Beneficiaries of the restructuring
Not all businesses will be affected equally by the changes. Businesses with specializations in health care, education, and real estate may see a reduction in processing fees - a result of Visa’s push to boost card acceptance in these industries.
Quick service restaurants with small average ticket values
For some fee programs, Visa is removing the per-item charge for interchange fees, opting instead to focus on the ad valorem (%) fee.
With the change, retailers and restaurants (particularly quick-service restaurants) with small ticket sizes will see a reduction in processing costs. Conversely, full-service restaurants, with higher average ticket values will be negatively impacted.
How you can reduce your processing costs
Avoid expensive chargebacks
Even before the recent fee increase, CNP transactions have demanded a higher interchange fee because of their higher associated chargeback risk. Chargebacks can be a nightmare for merchants. Not only are merchants on the hook for returning the transaction value in question, but they must also shoulder the original costs associated with the product or service in question. In addition, chargebacks will cost merchants an additional fee ranging from $20 - $100. A 2019 LexisNexis research study found merchants incur $3.13 in costs for every dollar of chargeback fraud.
How to reduce chargebacks in CNP transactions
Though every business will inevitably face some chargeback disputes, you can help insulate your business by taking a few precautionary measures.
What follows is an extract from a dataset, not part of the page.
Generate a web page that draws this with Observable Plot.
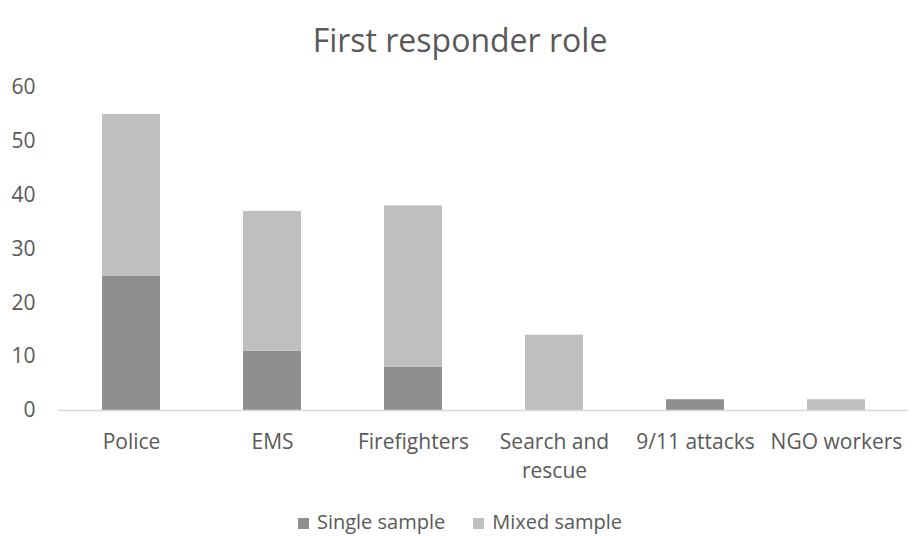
<!DOCTYPE html>
<html>
<head>
<meta charset="utf-8">
<script src="https://cdn.jsdelivr.net/npm/d3@7"></script>
<script src="https://cdn.jsdelivr.net/npm/@observablehq/plot@0.6"></script>
<style>
  body { margin: 0; background: #fff; font-family: "Open Sans", sans-serif; color: #595959; }
  #wrap { width: 920px; height: 536px; overflow: hidden; }
  #title { height: 60px; box-sizing: border-box; padding-top: 24px; font-size: 32px; line-height: 32px; text-align: center; }
  #legend { height: 36px; box-sizing: border-box; padding-top: 8px; line-height: 28px; font-size: 20px; text-align: center; }
  #legend span.sw { display: inline-block; width: 11px; height: 11px; margin-right: 8px; vertical-align: 0px; }
  #legend span.item { margin: 0 14px; }
</style>
</head>
<body>
<div id="wrap">
  <div id="title">First responder role</div>
  <div id="chart"></div>
  <div id="legend"></div>
</div>
<script>
// Roles on the x axis
const roles = ["Police", "EMS", "Firefighters", "Search and rescue", "9/11 attacks", "NGO workers"];
// Tick label text (wrapped where the label is long)
const roleLabels = ["Police", "EMS", "Firefighters", "Search and\nrescue", "9/11 attacks", "NGO workers"];
// Series
const seriesNames = ["Single sample", "Mixed sample"];
const seriesColors = ["#8f8f8f", "#bfbfbf"];
// Number of studies per role
const singleSample = [25, 11, 8, 0, 2, 0];
const mixedSample = [30, 26, 30, 14, 0, 2];
const yTicks = [0, 10, 20, 30, 40, 50, 60];

const rows = [];
roles.forEach((r, i) => {
  rows.push({role: r, series: seriesNames[0], value: singleSample[i]});
  rows.push({role: r, series: seriesNames[1], value: mixedSample[i]});
});

const labelOf = new Map(roles.map((r, i) => [r, roleLabels[i]]));

const chart = Plot.plot({
  width: 920,
  height: 440,
  marginTop: 27,
  marginBottom: 90,
  marginLeft: 58,
  marginRight: 12,
  style: {fontFamily: "'Open Sans', sans-serif", fontSize: "21px", color: "#595959", background: "#fff", overflow: "visible"},
  x: {domain: roles, paddingInner: 0.59, paddingOuter: 0.295, label: null},
  y: {domain: [0, 60], label: null},
  color: {domain: seriesNames, range: seriesColors},
  marks: [
    Plot.barY(rows, {x: "role", y: "value", fill: "series"}),
    Plot.ruleY([0], {stroke: "#d9d9d9", strokeWidth: 1.5}),
    Plot.axisY({ticks: yTicks, tickSize: 0, tickPadding: 23, label: null, fill: "#595959"}),
    Plot.axisX({tickSize: 0, tickPadding: 17, label: null, tickFormat: d => labelOf.get(d), lineHeight: 1.42, fill: "#595959"})
  ]
});
document.getElementById("chart").appendChild(chart);

// Legend below the chart
const legend = document.getElementById("legend");
seriesNames.forEach((name, i) => {
  const item = document.createElement("span");
  item.className = "item";
  const sw = document.createElement("span");
  sw.className = "sw";
  sw.style.background = seriesColors[i];
  item.appendChild(sw);
  item.appendChild(document.createTextNode(name));
  legend.appendChild(item);
});
</script>
</body>
</html>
Avoid fraud by following best practices for safety and identity verification. Security measures such as the address verification system (AVS) and collection of the card verification value (CVV) should be used as part of every transaction.
To prevent erroneous disputes, provide clear and accurate descriptions of your goods and services and ensure descriptions used on billing statements are easily recognizable.
Offer dissatisfied customers healthy alternatives. Make sure that customers can easily access responsive customer service and a comprehensive return policy. Facilitating a quick return or exchange will cost you far less than a payment dispute. Plus, you'll increase customer satisfaction and retention.
Encourage card present transactions
You can also reduce offset the additional fees by promoting less expensive card-present transactions. Despite digitization trends, consumers still prefer brick and mortar. Promote in store traffic by leaning into the factors that customers love about the in-person retail or business experience.
Allow customers to reserve online and pick up and pay in-store.
Provide local inventory availability online to encourage foot traffic to your business
Offer seamless and convenient in-store returns and exchanges
If your brick and mortar business acts as a showroom, offer free shipping from the store.
Convert app users with in-store exclusive items and promotions.
Host special in-store events and workshops.